Two semesters are all that stand between me and my degree, but I have to say that college is really getting in the way of me getting jobs right now. Not that I have experienced a deluge of offers, but this week I have experienced the sadness that comes with turning things down or being so close to eligibility but ultimately unable to receive an offer. Let me explain.
There are these beautiful things in Spain called language institutes where the only qualification for teaching English is to be a native speaker. Thus I am overqualified, considering I study English and almost have a bachelors degree. When offered a chance to work at a camp this summer that could possibly turn into a more long-term job I had to turn it down because I needed to come back to the employer that had already hired me and finish school so that I could actually get my degree before I started paying off my student loans. The other Belmont student who was in Spain with me leaves today for the camp because he was in his last semester while we were in Santiago. Jealousy does not begin to describe what I feel.

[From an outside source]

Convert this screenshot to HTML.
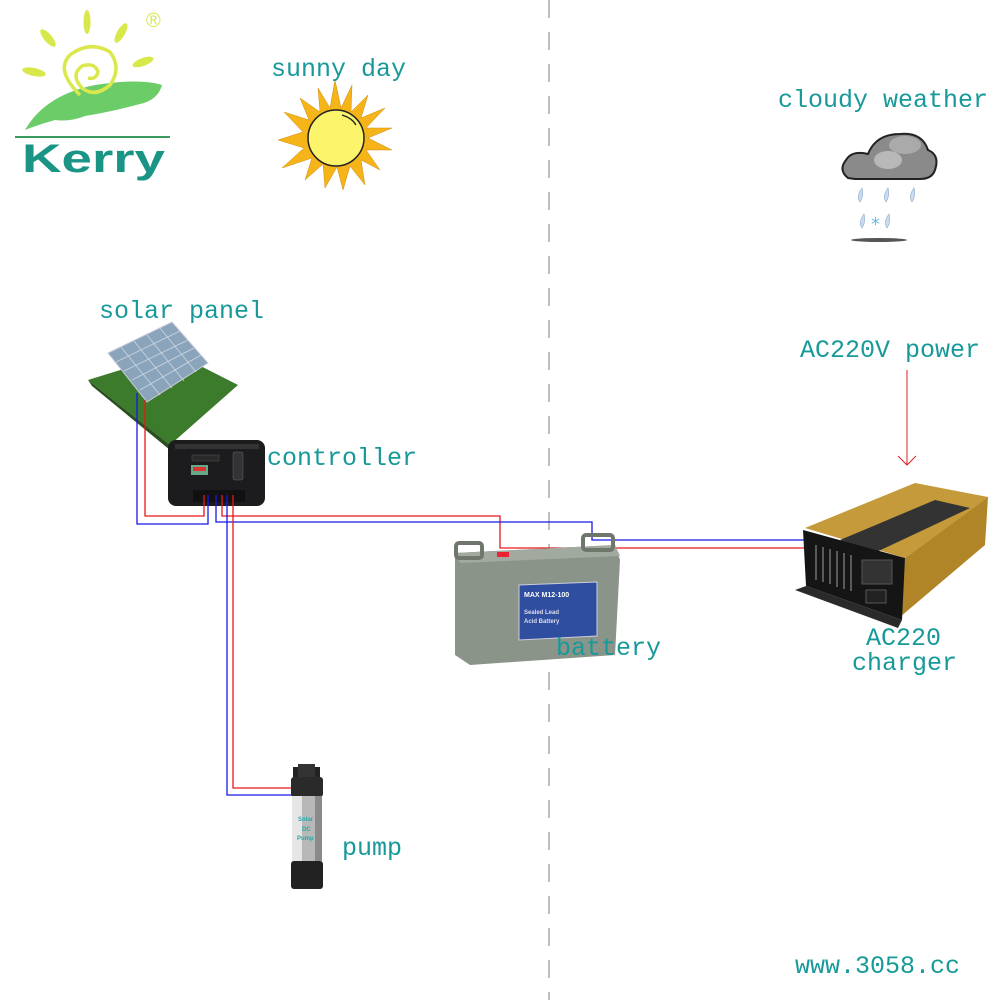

But Spain is not the only place where I'm almost needed. A member of my family recently got a job as principal at a high school here in Tennessee and needs to hire a new Spanish teacher. Her one applicant is admittedly not fluent in Spanish and didn't even study it in college. The only thing keeping me from applying: those two semesters I lack. I'm basically 10 months from being qualified. Talk about wrong place at the wrong time.
I realize that this is life and that these jobs will still exist after May 14, 2011. It just hurts so much to be so close and seeing these opportunities to move on with my life that I can't snag just yet. The hopeful part of this: there is confirmed life after graduation.